#### GIVEN INSTRUCTION:
Skip the pictures and repeat each line of the data exactly.
%%
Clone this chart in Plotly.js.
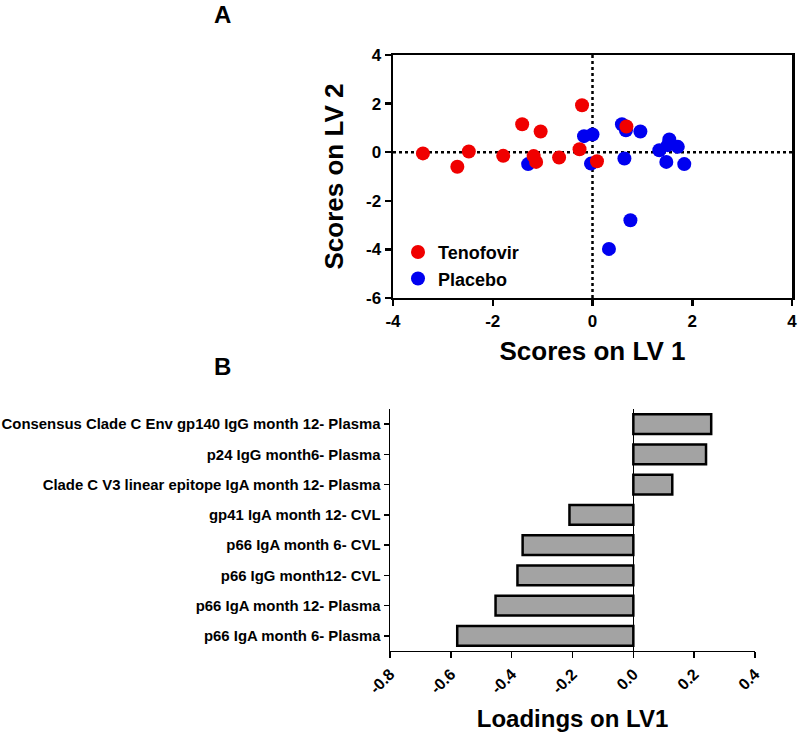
<!DOCTYPE html>
<html>
<head>
<meta charset="utf-8">
<script src="https://cdn.plot.ly/plotly-3.0.1.min.js"></script>
<style>html,body{margin:0;padding:0;background:#fff;}#chart{width:800px;height:732px;}</style>
</head>
<body>
<div id="chart"></div>
<script>
// Panel A: PLS-DA scores
const tenofovirX = [-3.40, -2.71, -2.48, -1.79, -1.41, -1.04, -1.18, -1.13, -0.67, -0.26, -0.21, 0.09, 0.68];
const tenofovirY = [-0.05, -0.60, 0.03, -0.15, 1.15, 0.85, -0.16, -0.40, -0.22, 0.12, 1.93, -0.37, 1.06];
const placeboX = [-1.29, -0.17, 0.00, -0.03, 0.59, 0.67, 0.96, 0.64, 1.34, 1.54, 1.71, 1.51, 1.48, 1.84, 0.76, 0.33];
const placeboY = [-0.49, 0.66, 0.73, -0.47, 1.15, 0.90, 0.85, -0.26, 0.08, 0.52, 0.22, 0.29, -0.40, -0.49, -2.80, -3.98];
const scoreTicks = [-4, -2, 0, 2, 4];
const scoreTickText = ["-4", "-2", "0", "2", "4"];
const scoreYTicks = [-6, -4, -2, 0, 2, 4];
const scoreYTickText = ["-6", "-4", "-2", "0", "2", "4"];

// Panel B: loadings on LV1 (top to bottom)
const loadingLabels = [
  "Consensus Clade C Env gp140 IgG month 12- Plasma",
  "p24 IgG month6- Plasma",
  "Clade C V3 linear epitope IgA month 12- Plasma",
  "gp41 IgA month 12- CVL",
  "p66 IgA month 6- CVL",
  "p66 IgG month12- CVL",
  "p66 IgA month 12- Plasma",
  "p66 IgA month 6- Plasma"
];
const loadingValues = [0.256, 0.239, 0.128, -0.210, -0.364, -0.381, -0.453, -0.579];
const loadTicks = [-0.8, -0.6, -0.4, -0.2, 0.0, 0.2, 0.4];
const loadTickText = ["-0.8", "-0.6", "-0.4", "-0.2", "0.0", "0.2", "0.4"];

const FONT = "Arial, 'Liberation Sans', Helvetica, sans-serif";

const traces = [
  {
    type: "scatter", mode: "markers", name: "Placebo",
    x: placeboX, y: placeboY, xaxis: "x", yaxis: "y",
    marker: {color: "#0000f0", size: 14},
    legendrank: 2
  },
  {
    type: "scatter", mode: "markers", name: "Tenofovir",
    x: tenofovirX, y: tenofovirY, xaxis: "x", yaxis: "y",
    marker: {color: "#f00000", size: 14},
    legendrank: 1
  },
  {
    type: "bar", orientation: "h", showlegend: false,
    x: loadingValues, y: loadingLabels, xaxis: "x2", yaxis: "y2",
    width: 0.66,
    marker: {color: "#a3a3a3", line: {color: "#000", width: 2.5}}
  }
];

const tickFont = {family: FONT, size: 17, color: "#000", weight: "bold"};

const layout = {
  width: 800, height: 732,
  margin: {l: 0, r: 0, t: 0, b: 0},
  paper_bgcolor: "#fff", plot_bgcolor: "rgba(0,0,0,0)",
  font: {family: FONT, color: "#000"},
  showlegend: true,
  legend: {
    x: 0.4975, y: 0.6805, xanchor: "left", yanchor: "top",
    bgcolor: "rgba(0,0,0,0)",
    font: {family: FONT, size: 18, color: "#000", weight: "bold"},
    itemsizing: "trace", tracegroupgap: 0
  },
  xaxis: {
    domain: [0.49125, 0.99], anchor: "y",
    range: [-4, 4], tickmode: "array", tickvals: scoreTicks, ticktext: scoreTickText,
    showgrid: false, zeroline: false,
    showline: true, linecolor: "#000", linewidth: 2.5, mirror: true,
    ticks: "outside", ticklen: 6, tickwidth: 2.5, tickcolor: "#000",
    tickfont: tickFont,
    title: {text: "Scores on LV 1", font: {family: FONT, size: 26, color: "#000", weight: "bold"}, standoff: 12}
  },
  yaxis: {
    domain: [0.5929, 0.92486], anchor: "x",
    range: [-6, 4], tickmode: "array", tickvals: scoreYTicks, ticktext: scoreYTickText,
    showgrid: false, zeroline: false,
    showline: true, linecolor: "#000", linewidth: 2.5, mirror: true,
    ticks: "outside", ticklen: 6, tickwidth: 2.5, tickcolor: "#000",
    tickfont: tickFont,
    title: {text: "Scores on LV 2", font: {family: FONT, size: 26, color: "#000", weight: "bold"}, standoff: 15}
  },
  xaxis2: {
    domain: [0.4875, 0.94375], anchor: "y2",
    range: [-0.8, 0.4], tickmode: "array", tickvals: loadTicks, ticktext: loadTickText,
    tickangle: -45,
    showgrid: false, zeroline: true, zerolinecolor: "#000", zerolinewidth: 1,
    showline: true, linecolor: "#000", linewidth: 1.5,
    ticks: "outside", ticklen: 6, tickwidth: 1.5, tickcolor: "#000",
    tickfont: {family: FONT, size: 16, color: "#000", weight: "bold"},
    title: {text: "Loadings on LV1", font: {family: FONT, size: 24, color: "#000", weight: "bold"}, standoff: 14}
  },
  yaxis2: {
    domain: [0.11066, 0.44126], anchor: "x2",
    type: "category", autorange: false, range: [7.5, -0.5],
    showgrid: false, zeroline: false,
    showline: true, linecolor: "#000", linewidth: 1.5,
    ticks: "outside", ticklen: 5, tickwidth: 1.5, tickcolor: "#000",
    tickfont: {family: FONT, size: 14.9, color: "#000", weight: "bold"}
  },
  shapes: [
    {type: "line", xref: "x", yref: "paper", x0: 0, x1: 0, y0: 0.5929, y1: 0.92486,
     line: {color: "#000", width: 2.5, dash: "dot"}, layer: "below"},
    {type: "line", xref: "paper", yref: "y", x0: 0.49125, x1: 0.99, y0: 0, y1: 0,
     line: {color: "#000", width: 2.5, dash: "dot"}, layer: "below"}
  ],
  annotations: [
    {text: "A", xref: "paper", yref: "paper", x: 0.2775, y: 1 - 15/732, showarrow: false,
     xanchor: "center", yanchor: "middle", font: {family: FONT, size: 24, color: "#000", weight: "bold"}},
    {text: "B", xref: "paper", yref: "paper", x: 0.2775, y: 1 - 366/732, showarrow: false,
     xanchor: "center", yanchor: "middle", font: {family: FONT, size: 24, color: "#000", weight: "bold"}}
  ]
};

Plotly.newPlot("chart", traces, layout, {displayModeBar: false, staticPlot: true});
</script>
</body>
</html>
%%
#### TASK RESULT:
Clone this chart in Plotly.js.
<!DOCTYPE html>
<html>
<head>
<meta charset="utf-8">
<script src="https://cdn.plot.ly/plotly-3.0.1.min.js"></script>
<style>html,body{margin:0;padding:0;background:#fff;}#chart{width:800px;height:732px;}</style>
</head>
<body>
<div id="chart"></div>
<script>
// Panel A: PLS-DA scores
const tenofovirX = [-3.40, -2.71, -2.48, -1.79, -1.41, -1.04, -1.18, -1.13, -0.67, -0.26, -0.21, 0.09, 0.68];
const tenofovirY = [-0.05, -0.60, 0.03, -0.15, 1.15, 0.85, -0.16, -0.40, -0.22, 0.12, 1.93, -0.37, 1.06];
const placeboX = [-1.29, -0.17, 0.00, -0.03, 0.59, 0.67, 0.96, 0.64, 1.34, 1.54, 1.71, 1.51, 1.48, 1.84, 0.76, 0.33];
const placeboY = [-0.49, 0.66, 0.73, -0.47, 1.15, 0.90, 0.85, -0.26, 0.08, 0.52, 0.22, 0.29, -0.40, -0.49, -2.80, -3.98];
const scoreTicks = [-4, -2, 0, 2, 4];
const scoreTickText = ["-4", "-2", "0", "2", "4"];
const scoreYTicks = [-6, -4, -2, 0, 2, 4];
const scoreYTickText = ["-6", "-4", "-2", "0", "2", "4"];

// Panel B: loadings on LV1 (top to bottom)
const loadingLabels = [
  "Consensus Clade C Env gp140 IgG month 12- Plasma",
  "p24 IgG month6- Plasma",
  "Clade C V3 linear epitope IgA month 12- Plasma",
  "gp41 IgA month 12- CVL",
  "p66 IgA month 6- CVL",
  "p66 IgG month12- CVL",
  "p66 IgA month 12- Plasma",
  "p66 IgA month 6- Plasma"
];
const loadingValues = [0.256, 0.239, 0.128, -0.210, -0.364, -0.381, -0.453, -0.579];
const loadTicks = [-0.8, -0.6, -0.4, -0.2, 0.0, 0.2, 0.4];
const loadTickText = ["-0.8", "-0.6", "-0.4", "-0.2", "0.0", "0.2", "0.4"];

const FONT = "Arial, 'Liberation Sans', Helvetica, sans-serif";

const traces = [
  {
    type: "scatter", mode: "markers", name: "Placebo",
    x: placeboX, y: placeboY, xaxis: "x", yaxis: "y",
    marker: {color: "#0000f0", size: 14},
    legendrank: 2
  },
  {
    type: "scatter", mode: "markers", name: "Tenofovir",
    x: tenofovirX, y: tenofovirY, xaxis: "x", yaxis: "y",
    marker: {color: "#f00000", size: 14},
    legendrank: 1
  },
  {
    type: "bar", orientation: "h", showlegend: false,
    x: loadingValues, y: loadingLabels, xaxis: "x2", yaxis: "y2",
    width: 0.66,
    marker: {color: "#a3a3a3", line: {color: "#000", width: 2.5}}
  }
];

const tickFont = {family: FONT, size: 17, color: "#000", weight: "bold"};

const layout = {
  width: 800, height: 732,
  margin: {l: 0, r: 0, t: 0, b: 0},
  paper_bgcolor: "#fff", plot_bgcolor: "rgba(0,0,0,0)",
  font: {family: FONT, color: "#000"},
  showlegend: true,
  legend: {
    x: 0.4975, y: 0.6805, xanchor: "left", yanchor: "top",
    bgcolor: "rgba(0,0,0,0)",
    font: {family: FONT, size: 18, color: "#000", weight: "bold"},
    itemsizing: "trace", tracegroupgap: 0
  },
  xaxis: {
    domain: [0.49125, 0.99], anchor: "y",
    range: [-4, 4], tickmode: "array", tickvals: scoreTicks, ticktext: scoreTickText,
    showgrid: false, zeroline: false,
    showline: true, linecolor: "#000", linewidth: 2.5, mirror: true,
    ticks: "outside", ticklen: 6, tickwidth: 2.5, tickcolor: "#000",
    tickfont: tickFont,
    title: {text: "Scores on LV 1", font: {family: FONT, size: 26, color: "#000", weight: "bold"}, standoff: 12}
  },
  yaxis: {
    domain: [0.5929, 0.92486], anchor: "x",
    range: [-6, 4], tickmode: "array", tickvals: scoreYTicks, ticktext: scoreYTickText,
    showgrid: false, zeroline: false,
    showline: true, linecolor: "#000", linewidth: 2.5, mirror: true,
    ticks: "outside", ticklen: 6, tickwidth: 2.5, tickcolor: "#000",
    tickfont: tickFont,
    title: {text: "Scores on LV 2", font: {family: FONT, size: 26, color: "#000", weight: "bold"}, standoff: 15}
  },
  xaxis2: {
    domain: [0.4875, 0.94375], anchor: "y2",
    range: [-0.8, 0.4], tickmode: "array", tickvals: loadTicks, ticktext: loadTickText,
    tickangle: -45,
    showgrid: false, zeroline: true, zerolinecolor: "#000", zerolinewidth: 1,
    showline: true, linecolor: "#000", linewidth: 1.5,
    ticks: "outside", ticklen: 6, tickwidth: 1.5, tickcolor: "#000",
    tickfont: {family: FONT, size: 16, color: "#000", weight: "bold"},
    title: {text: "Loadings on LV1", font: {family: FONT, size: 24, color: "#000", weight: "bold"}, standoff: 14}
  },
  yaxis2: {
    domain: [0.11066, 0.44126], anchor: "x2",
    type: "category", autorange: false, range: [7.5, -0.5],
    showgrid: false, zeroline: false,
    showline: true, linecolor: "#000", linewidth: 1.5,
    ticks: "outside", ticklen: 5, tickwidth: 1.5, tickcolor: "#000",
    tickfont: {family: FONT, size: 14.9, color: "#000", weight: "bold"}
  },
  shapes: [
    {type: "line", xref: "x", yref: "paper", x0: 0, x1: 0, y0: 0.5929, y1: 0.92486,
     line: {color: "#000", width: 2.5, dash: "dot"}, layer: "below"},
    {type: "line", xref: "paper", yref: "y", x0: 0.49125, x1: 0.99, y0: 0, y1: 0,
     line: {color: "#000", width: 2.5, dash: "dot"}, layer: "below"}
  ],
  annotations: [
    {text: "A", xref: "paper", yref: "paper", x: 0.2775, y: 1 - 15/732, showarrow: false,
     xanchor: "center", yanchor: "middle", font: {family: FONT, size: 24, color: "#000", weight: "bold"}},
    {text: "B", xref: "paper", yref: "paper", x: 0.2775, y: 1 - 366/732, showarrow: false,
     xanchor: "center", yanchor: "middle", font: {family: FONT, size: 24, color: "#000", weight: "bold"}}
  ]
};

Plotly.newPlot("chart", traces, layout, {displayModeBar: false, staticPlot: true});
</script>
</body>
</html>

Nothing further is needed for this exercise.